▶ _Work required_:
Retype the listing below line for line, but only from the line with "Rebuild this chart" down to the line with "from matplotlib.ticker import", inclusive. Pictures stay out.

▶ _Supplied entries_:
....................
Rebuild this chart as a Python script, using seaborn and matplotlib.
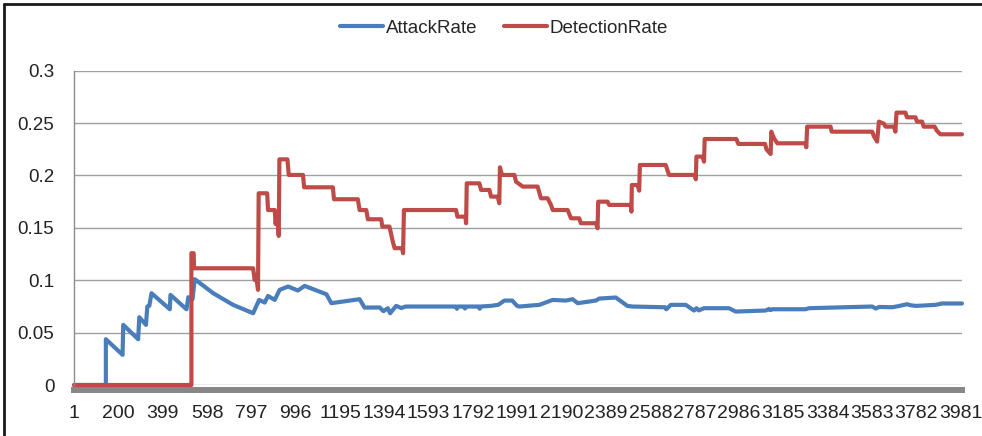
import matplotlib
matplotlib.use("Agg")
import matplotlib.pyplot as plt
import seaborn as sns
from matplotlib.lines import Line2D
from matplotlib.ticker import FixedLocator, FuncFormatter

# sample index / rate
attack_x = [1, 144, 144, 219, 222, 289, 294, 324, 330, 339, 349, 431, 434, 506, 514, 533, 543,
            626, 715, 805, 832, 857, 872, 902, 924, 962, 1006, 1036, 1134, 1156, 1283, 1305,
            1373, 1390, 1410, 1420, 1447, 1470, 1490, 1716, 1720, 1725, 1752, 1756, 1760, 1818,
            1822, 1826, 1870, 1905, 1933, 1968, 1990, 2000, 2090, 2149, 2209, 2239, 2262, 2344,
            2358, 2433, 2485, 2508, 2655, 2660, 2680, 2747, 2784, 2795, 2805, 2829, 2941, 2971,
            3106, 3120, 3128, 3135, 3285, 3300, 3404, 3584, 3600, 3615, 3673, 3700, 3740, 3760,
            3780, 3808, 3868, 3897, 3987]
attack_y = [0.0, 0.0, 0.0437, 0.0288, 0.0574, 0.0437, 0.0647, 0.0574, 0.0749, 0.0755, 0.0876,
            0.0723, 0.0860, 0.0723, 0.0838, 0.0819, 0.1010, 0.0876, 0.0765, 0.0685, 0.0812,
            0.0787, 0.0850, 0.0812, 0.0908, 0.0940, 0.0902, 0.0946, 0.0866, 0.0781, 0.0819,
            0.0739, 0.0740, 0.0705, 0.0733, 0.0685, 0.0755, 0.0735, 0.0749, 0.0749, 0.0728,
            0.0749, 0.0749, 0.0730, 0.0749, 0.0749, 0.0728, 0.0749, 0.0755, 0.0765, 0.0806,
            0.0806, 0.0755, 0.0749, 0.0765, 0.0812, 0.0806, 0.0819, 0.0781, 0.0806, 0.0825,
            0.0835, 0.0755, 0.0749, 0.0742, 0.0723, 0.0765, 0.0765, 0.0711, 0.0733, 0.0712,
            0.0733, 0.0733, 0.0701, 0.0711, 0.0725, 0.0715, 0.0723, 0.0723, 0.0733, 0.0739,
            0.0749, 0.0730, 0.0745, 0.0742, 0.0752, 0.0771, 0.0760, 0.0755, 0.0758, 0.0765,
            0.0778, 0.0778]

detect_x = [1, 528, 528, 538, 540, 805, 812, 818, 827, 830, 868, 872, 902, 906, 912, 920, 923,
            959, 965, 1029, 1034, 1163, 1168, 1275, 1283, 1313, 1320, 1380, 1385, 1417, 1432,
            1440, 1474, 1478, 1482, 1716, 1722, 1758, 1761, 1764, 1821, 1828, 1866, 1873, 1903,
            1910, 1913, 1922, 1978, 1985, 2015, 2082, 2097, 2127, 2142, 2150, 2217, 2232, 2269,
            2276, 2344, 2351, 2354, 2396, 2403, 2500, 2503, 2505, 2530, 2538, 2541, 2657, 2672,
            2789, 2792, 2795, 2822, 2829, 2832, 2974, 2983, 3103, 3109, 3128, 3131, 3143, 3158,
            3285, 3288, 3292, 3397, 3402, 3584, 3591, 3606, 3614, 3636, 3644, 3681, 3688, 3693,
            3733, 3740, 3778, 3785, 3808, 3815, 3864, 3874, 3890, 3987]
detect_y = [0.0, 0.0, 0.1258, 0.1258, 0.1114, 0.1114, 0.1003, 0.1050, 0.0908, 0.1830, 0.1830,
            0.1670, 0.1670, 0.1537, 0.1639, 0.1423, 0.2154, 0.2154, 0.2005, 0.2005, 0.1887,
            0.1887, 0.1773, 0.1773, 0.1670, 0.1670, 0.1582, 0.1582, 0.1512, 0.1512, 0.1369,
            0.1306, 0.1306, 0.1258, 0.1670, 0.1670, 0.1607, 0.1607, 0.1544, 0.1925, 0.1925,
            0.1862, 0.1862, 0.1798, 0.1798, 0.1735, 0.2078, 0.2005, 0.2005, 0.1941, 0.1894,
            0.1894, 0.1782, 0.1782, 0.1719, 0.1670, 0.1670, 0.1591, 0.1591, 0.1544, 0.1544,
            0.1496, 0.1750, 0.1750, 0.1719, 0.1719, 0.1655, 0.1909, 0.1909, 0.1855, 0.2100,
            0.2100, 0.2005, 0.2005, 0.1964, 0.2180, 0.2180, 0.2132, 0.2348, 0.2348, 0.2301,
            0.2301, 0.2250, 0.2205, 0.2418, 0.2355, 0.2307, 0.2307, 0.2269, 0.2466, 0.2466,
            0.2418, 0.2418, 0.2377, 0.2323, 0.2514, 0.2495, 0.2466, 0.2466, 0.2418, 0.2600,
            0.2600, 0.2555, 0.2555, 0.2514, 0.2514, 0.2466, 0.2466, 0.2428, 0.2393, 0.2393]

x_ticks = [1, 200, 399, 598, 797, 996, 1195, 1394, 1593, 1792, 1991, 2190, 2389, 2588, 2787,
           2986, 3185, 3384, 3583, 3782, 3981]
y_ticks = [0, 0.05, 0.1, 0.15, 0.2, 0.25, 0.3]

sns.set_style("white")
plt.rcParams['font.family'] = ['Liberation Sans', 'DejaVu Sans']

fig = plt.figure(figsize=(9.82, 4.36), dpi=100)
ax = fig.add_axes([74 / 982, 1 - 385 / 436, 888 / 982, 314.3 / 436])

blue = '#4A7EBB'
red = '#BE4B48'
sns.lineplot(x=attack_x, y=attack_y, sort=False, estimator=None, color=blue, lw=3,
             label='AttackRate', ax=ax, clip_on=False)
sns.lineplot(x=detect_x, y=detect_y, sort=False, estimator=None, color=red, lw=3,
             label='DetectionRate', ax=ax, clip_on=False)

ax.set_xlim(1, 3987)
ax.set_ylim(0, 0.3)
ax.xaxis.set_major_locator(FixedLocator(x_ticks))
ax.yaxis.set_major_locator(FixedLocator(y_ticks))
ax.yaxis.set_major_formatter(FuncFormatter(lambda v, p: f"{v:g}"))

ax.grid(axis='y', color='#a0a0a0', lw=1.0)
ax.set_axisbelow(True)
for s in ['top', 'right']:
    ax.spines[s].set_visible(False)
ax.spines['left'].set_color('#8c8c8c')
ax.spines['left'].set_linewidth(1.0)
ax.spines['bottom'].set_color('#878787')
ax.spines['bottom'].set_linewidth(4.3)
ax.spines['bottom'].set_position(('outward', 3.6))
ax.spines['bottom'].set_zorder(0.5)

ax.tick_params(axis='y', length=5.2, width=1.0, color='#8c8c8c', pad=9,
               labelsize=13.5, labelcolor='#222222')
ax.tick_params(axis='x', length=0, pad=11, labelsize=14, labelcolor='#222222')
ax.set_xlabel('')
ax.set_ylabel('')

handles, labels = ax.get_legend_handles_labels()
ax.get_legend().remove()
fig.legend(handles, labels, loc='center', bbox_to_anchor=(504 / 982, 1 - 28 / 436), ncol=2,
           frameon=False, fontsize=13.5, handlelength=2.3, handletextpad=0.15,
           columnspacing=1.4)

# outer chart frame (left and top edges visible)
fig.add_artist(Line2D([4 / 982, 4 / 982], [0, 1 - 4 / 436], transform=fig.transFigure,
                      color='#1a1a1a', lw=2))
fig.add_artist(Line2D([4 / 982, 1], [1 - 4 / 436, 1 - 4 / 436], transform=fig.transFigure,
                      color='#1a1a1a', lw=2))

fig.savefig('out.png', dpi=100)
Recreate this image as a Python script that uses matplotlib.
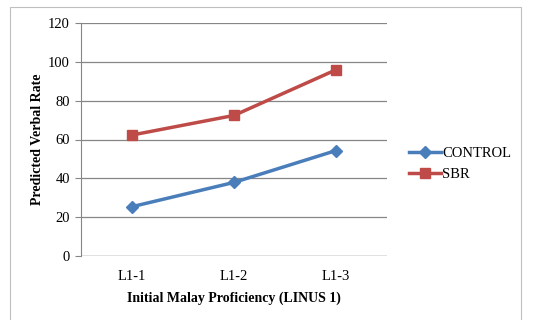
....................
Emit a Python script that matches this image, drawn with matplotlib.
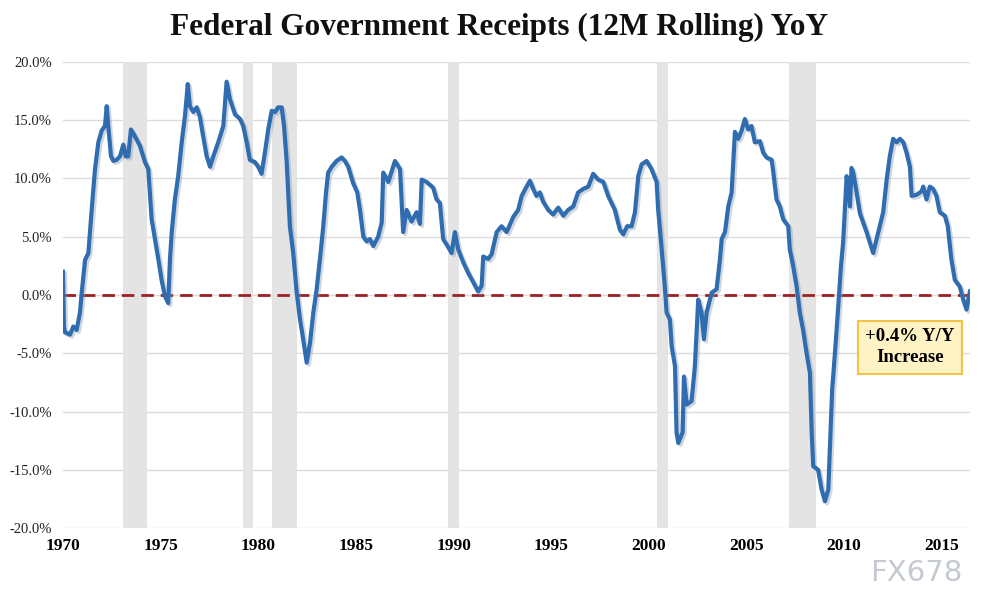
....................
▶ _Result below_:
Rebuild this chart as a Python script, using seaborn and matplotlib.
import matplotlib
matplotlib.use("Agg")
import matplotlib.pyplot as plt
import seaborn as sns
from matplotlib.lines import Line2D
from matplotlib.ticker import FixedLocator, FuncFormatter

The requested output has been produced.